Does this mean that stocks are ready to tumble? Not necessarily. With this much optimism in the market, warranted or not, traders are not going to give up easily. Additionally, there are some developments that might help a bit in the next few months. As mentioned last week, I’m hopeful that commodity prices continue to decline and allow consumers to spend more in discretionary categories. There is also some validity that the Japanese tsunami did more economic damage than thought to the supply line, and a rebound is likely as the supply line is restored. Business inventories are low, and any renewed confidence should cause an increase in production to build inventories. Finally, corporate earnings are still good. Most are good because of cuts to operating costs, but some businesses have found ways to expand business.

The paragraph just above lays out reasons for hope, but the paragraph just above that one lays out how things are. The markets are trading on hope, not reality. Perhaps we should be thankful for blind optimism.

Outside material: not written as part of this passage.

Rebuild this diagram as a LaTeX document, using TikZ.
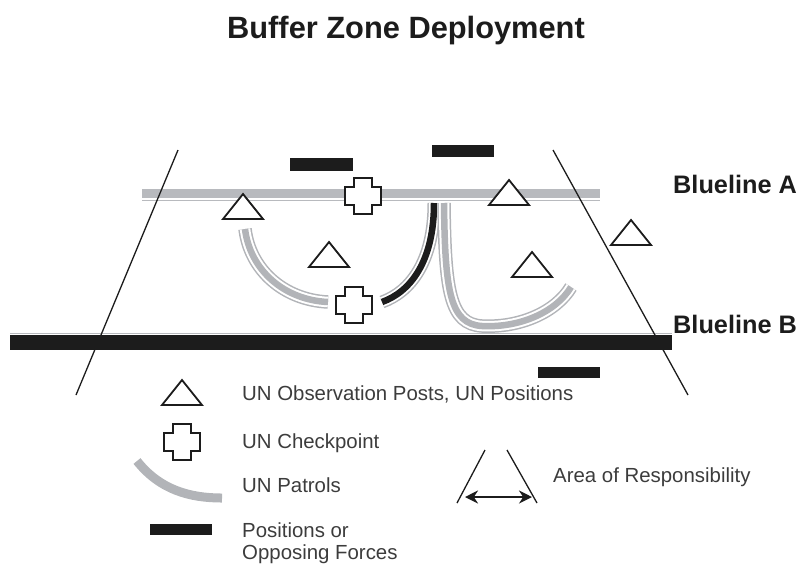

This coming week you’ll hear virtually nothing about the awful jobs report. This is the beginning of earnings season. In case you’re not familiar with the “season,” this is when most companies release quarterly earnings. It’s also one of four times a year when companies, stock analysts, and traders all come together to play a game. The game is that companies and stock analysts tell us that earnings for a company will be X, knowing full well that earnings will be X-plus. Traders know this too, but they pretend shock and delight at the prospects of companies beating expectations. The only real surprise comes in those rare releases that only match or fall short of expectations. It’s a dumb game, and most everyone knows the game is rigged. But everyone seems willing to play along, especially when optimism is so extraordinarily high.

Just remember my basic premise. The stock market is a reflection of collective optimism or pessimism. We’re currently in the stage of optimism to the extreme. The market has been telling us that even through the very modest selloff in May and early June. There is no way to predict when optimism will give way to pessimism. Fortunately, periods of optimism last far longer than pessimism. But I’m throwing up the caution flag. Not the red flag, just the yellow one. The basic drivers of the economy are still broken; at best they are merely functioning with short term patches. Given the overwhelming consciousness of optimism, I worry what things will look like when that morphs into pessimism.

Wall Street loves to claim that the stock market is the Great Anticipator of future events. That’s a lie. If it were true, the Dow would not have been at 14,000 just prior to the credit meltdown. It also wasn’t true at the Dow’s 6,500 just before the recovery began. The stock market isn’t the Great Anticipator. The stock market is the Great Mood Ring.